[Start]

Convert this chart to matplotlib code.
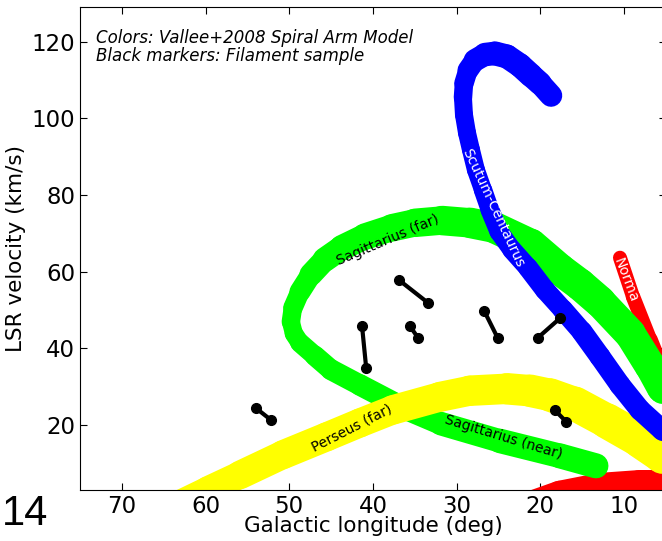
import matplotlib
matplotlib.use("Agg")
import matplotlib.pyplot as plt
from matplotlib.collections import LineCollection

# spiral arm tracks (longitude deg, LSR velocity km/s)
ScutumL = [18.72, 20.04, 21.12, 22.43, 23.98, 25.42, 26.61, 27.81, 28.64, 29.12, 29.24, 29.12, 28.76, 28.29,
           27.69, 26.85, 26.02, 24.94, 23.39, 21.47, 19.44, 17.29, 15.02, 12.87, 10.48, 8.09, 5.46, 2.11]
ScutumV = [105.9, 109.1, 111.2, 113.8, 116.1, 116.9, 116.6, 115.1, 112.5, 109.1, 105.4, 100.9, 96.2, 91.8,
           86.5, 81.3, 76.1, 70.4, 65.7, 61.0, 55.2, 50.0, 44.3, 37.8, 30.4, 23.9, 18.7, 13.0]

SagittariusL = [0.92, 5.46, 6.89, 9.28, 12.87, 15.26, 17.65, 21.12, 25.42, 28.41, 31.75, 34.98, 37.73, 40.96, 43.70,
                45.74, 47.41, 48.72, 49.56, 49.80, 49.44, 48.72, 46.93, 45.02, 41.55, 36.29, 31.87, 24.82, 17.65, 13.35]
SagittariusV = [16.1, 29.7, 35.4, 43.8, 52.1, 56.6, 60.5, 67.0, 71.4, 72.7, 73.3, 72.7, 71.4, 69.1, 66.2,
                63.1, 59.2, 54.7, 50.5, 46.9, 43.8, 41.4, 38.0, 34.4, 30.4, 24.4, 20.3, 15.8, 11.9, 9.3]

PerseusL = [63.42, 59.72, 55.89, 50.75, 45.50, 41.55, 37.61, 31.99, 28.41, 23.98, 21.23, 18.84, 15.86, 12.03, 8.09, 5.46, 2.11]
PerseusV = [-0.9, 3.0, 6.9, 12.2, 16.9, 20.5, 23.9, 27.3, 28.9, 29.4, 28.9, 27.8, 25.5, 21.0, 16.1, 12.2, 6.9]

NormaL = [10.48, 8.92, 6.89, 5.22, 2.11]
NormaV = [63.6, 53.4, 42.2, 33.1, 16.1]

InnerL = [22.43, 17.65, 12.87, 8.09, 3.3]
InnerV = [-2.2, 1.5, 3.55, 4.3, 4.3]

# filament sample: start and end of each filament
FilamentL = [(54.0, 52.2), (36.9, 33.4), (41.3, 40.8), (35.6, 34.6), (26.7, 25.1), (20.3, 17.6), (18.3, 16.9)]
FilamentV = [(24.4, 21.3), (57.8, 51.8), (45.8, 34.8), (45.8, 42.7), (49.7, 42.7), (42.7, 47.9), (23.9, 20.8)]


def DrawArm(ax, l, v, widths, color):
    """Draw an arm as a band whose width (in pixels) changes along its length."""
    points = list(zip(l, v))
    segments = [[points[i], points[i + 1]] for i in range(len(points) - 1)]
    lw = [0.72 * (widths[i] + widths[i + 1]) / 2 for i in range(len(points) - 1)]
    band = LineCollection(segments, colors=color, linewidths=lw, capstyle="round", joinstyle="round")
    ax.add_collection(band)


Figure = plt.figure(figsize=(6.62, 5.41), dpi=100)
ax = Figure.add_axes([0.1208, 0.0943, 0.885, 0.8927])

DrawArm(ax, InnerL, InnerV, [30] * len(InnerL), "#ff0000")
DrawArm(ax, NormaL, NormaV, [14, 14, 15, 16, 17], "#ff0000")
DrawArm(ax, SagittariusL, SagittariusV,
        [30, 30, 31, 31, 32, 32, 32, 32, 31, 30, 29, 28, 27, 26, 25,
         24, 22, 20, 19, 18, 18, 19, 20, 21, 21, 22, 23, 24, 25, 25], "#00ff00")
DrawArm(ax, PerseusL, PerseusV, [27, 27, 28, 29, 29, 29, 29, 30, 30, 31, 32, 33, 34, 35, 36, 37, 37], "#ffff00")
DrawArm(ax, ScutumL, ScutumV,
        [22, 23, 24, 24, 24, 24, 23, 22, 20, 19, 18, 18, 18, 18,
         18, 18, 19, 19, 19, 20, 20, 20, 21, 21, 21, 21, 21, 21], "#0000ff")

for l, v in zip(FilamentL, FilamentV):
    ax.plot(l, v, color="black", lw=3, marker="o", markersize=7)

ax.text(38.2, 68.2, "Sagittarius (far)", rotation=23, fontsize=10, ha="center", va="center")
ax.text(42.5, 19.2, "Perseus (far)", rotation=27, fontsize=10, ha="center", va="center")
ax.text(24.4, 16.9, "Sagittarius (near)", rotation=-17, fontsize=10, ha="center", va="center")
ax.text(25.7, 76.5, "Scutum-Centaurus", rotation=-65, fontsize=10, color="white", ha="center", va="center")
ax.text(9.8, 57.8, "Norma", rotation=-69, fontsize=10, color="white", ha="center", va="center")

ax.text(0.027, 0.955, "Colors: Vallee+2008 Spiral Arm Model\nBlack markers: Filament sample",
        transform=ax.transAxes, fontsize=12, style="italic", va="top", ha="left", linespacing=1.0)

ax.set_xlim(75, 5)
ax.set_ylim(3, 129)
ax.set_xticks([70, 60, 50, 40, 30, 20, 10])
ax.set_yticks([20, 40, 60, 80, 100, 120])
ax.tick_params(direction="in", top=True, right=True, labelsize=16.5, length=5)
ax.set_xlabel("Galactic longitude (deg)", fontsize=15.5, labelpad=-1)
ax.set_ylabel("LSR velocity (km/s)", fontsize=15.5, labelpad=4)

Figure.text(0.003, 0.03, "14", fontsize=30, family=["Liberation Sans", "DejaVu Sans"],
            ha="left", va="baseline")

Figure.savefig("out.png", dpi=100)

[End]

- **Stated goal**
Restate the listing above word for word, and skip the pictures.

- **Correct result**
Convert this chart to matplotlib code.
import matplotlib
matplotlib.use("Agg")
import matplotlib.pyplot as plt
from matplotlib.collections import LineCollection

# spiral arm tracks (longitude deg, LSR velocity km/s)
ScutumL = [18.72, 20.04, 21.12, 22.43, 23.98, 25.42, 26.61, 27.81, 28.64, 29.12, 29.24, 29.12, 28.76, 28.29,
           27.69, 26.85, 26.02, 24.94, 23.39, 21.47, 19.44, 17.29, 15.02, 12.87, 10.48, 8.09, 5.46, 2.11]
ScutumV = [105.9, 109.1, 111.2, 113.8, 116.1, 116.9, 116.6, 115.1, 112.5, 109.1, 105.4, 100.9, 96.2, 91.8,
           86.5, 81.3, 76.1, 70.4, 65.7, 61.0, 55.2, 50.0, 44.3, 37.8, 30.4, 23.9, 18.7, 13.0]

SagittariusL = [0.92, 5.46, 6.89, 9.28, 12.87, 15.26, 17.65, 21.12, 25.42, 28.41, 31.75, 34.98, 37.73, 40.96, 43.70,
                45.74, 47.41, 48.72, 49.56, 49.80, 49.44, 48.72, 46.93, 45.02, 41.55, 36.29, 31.87, 24.82, 17.65, 13.35]
SagittariusV = [16.1, 29.7, 35.4, 43.8, 52.1, 56.6, 60.5, 67.0, 71.4, 72.7, 73.3, 72.7, 71.4, 69.1, 66.2,
                63.1, 59.2, 54.7, 50.5, 46.9, 43.8, 41.4, 38.0, 34.4, 30.4, 24.4, 20.3, 15.8, 11.9, 9.3]

PerseusL = [63.42, 59.72, 55.89, 50.75, 45.50, 41.55, 37.61, 31.99, 28.41, 23.98, 21.23, 18.84, 15.86, 12.03, 8.09, 5.46, 2.11]
PerseusV = [-0.9, 3.0, 6.9, 12.2, 16.9, 20.5, 23.9, 27.3, 28.9, 29.4, 28.9, 27.8, 25.5, 21.0, 16.1, 12.2, 6.9]

NormaL = [10.48, 8.92, 6.89, 5.22, 2.11]
NormaV = [63.6, 53.4, 42.2, 33.1, 16.1]

InnerL = [22.43, 17.65, 12.87, 8.09, 3.3]
InnerV = [-2.2, 1.5, 3.55, 4.3, 4.3]

# filament sample: start and end of each filament
FilamentL = [(54.0, 52.2), (36.9, 33.4), (41.3, 40.8), (35.6, 34.6), (26.7, 25.1), (20.3, 17.6), (18.3, 16.9)]
FilamentV = [(24.4, 21.3), (57.8, 51.8), (45.8, 34.8), (45.8, 42.7), (49.7, 42.7), (42.7, 47.9), (23.9, 20.8)]


def DrawArm(ax, l, v, widths, color):
    """Draw an arm as a band whose width (in pixels) changes along its length."""
    points = list(zip(l, v))
    segments = [[points[i], points[i + 1]] for i in range(len(points) - 1)]
    lw = [0.72 * (widths[i] + widths[i + 1]) / 2 for i in range(len(points) - 1)]
    band = LineCollection(segments, colors=color, linewidths=lw, capstyle="round", joinstyle="round")
    ax.add_collection(band)


Figure = plt.figure(figsize=(6.62, 5.41), dpi=100)
ax = Figure.add_axes([0.1208, 0.0943, 0.885, 0.8927])

DrawArm(ax, InnerL, InnerV, [30] * len(InnerL), "#ff0000")
DrawArm(ax, NormaL, NormaV, [14, 14, 15, 16, 17], "#ff0000")
DrawArm(ax, SagittariusL, SagittariusV,
        [30, 30, 31, 31, 32, 32, 32, 32, 31, 30, 29, 28, 27, 26, 25,
         24, 22, 20, 19, 18, 18, 19, 20, 21, 21, 22, 23, 24, 25, 25], "#00ff00")
DrawArm(ax, PerseusL, PerseusV, [27, 27, 28, 29, 29, 29, 29, 30, 30, 31, 32, 33, 34, 35, 36, 37, 37], "#ffff00")
DrawArm(ax, ScutumL, ScutumV,
        [22, 23, 24, 24, 24, 24, 23, 22, 20, 19, 18, 18, 18, 18,
         18, 18, 19, 19, 19, 20, 20, 20, 21, 21, 21, 21, 21, 21], "#0000ff")

for l, v in zip(FilamentL, FilamentV):
    ax.plot(l, v, color="black", lw=3, marker="o", markersize=7)

ax.text(38.2, 68.2, "Sagittarius (far)", rotation=23, fontsize=10, ha="center", va="center")
ax.text(42.5, 19.2, "Perseus (far)", rotation=27, fontsize=10, ha="center", va="center")
ax.text(24.4, 16.9, "Sagittarius (near)", rotation=-17, fontsize=10, ha="center", va="center")
ax.text(25.7, 76.5, "Scutum-Centaurus", rotation=-65, fontsize=10, color="white", ha="center", va="center")
ax.text(9.8, 57.8, "Norma", rotation=-69, fontsize=10, color="white", ha="center", va="center")

ax.text(0.027, 0.955, "Colors: Vallee+2008 Spiral Arm Model\nBlack markers: Filament sample",
        transform=ax.transAxes, fontsize=12, style="italic", va="top", ha="left", linespacing=1.0)

ax.set_xlim(75, 5)
ax.set_ylim(3, 129)
ax.set_xticks([70, 60, 50, 40, 30, 20, 10])
ax.set_yticks([20, 40, 60, 80, 100, 120])
ax.tick_params(direction="in", top=True, right=True, labelsize=16.5, length=5)
ax.set_xlabel("Galactic longitude (deg)", fontsize=15.5, labelpad=-1)
ax.set_ylabel("LSR velocity (km/s)", fontsize=15.5, labelpad=4)

Figure.text(0.003, 0.03, "14", fontsize=30, family=["Liberation Sans", "DejaVu Sans"],
            ha="left", va="baseline")

Figure.savefig("out.png", dpi=100)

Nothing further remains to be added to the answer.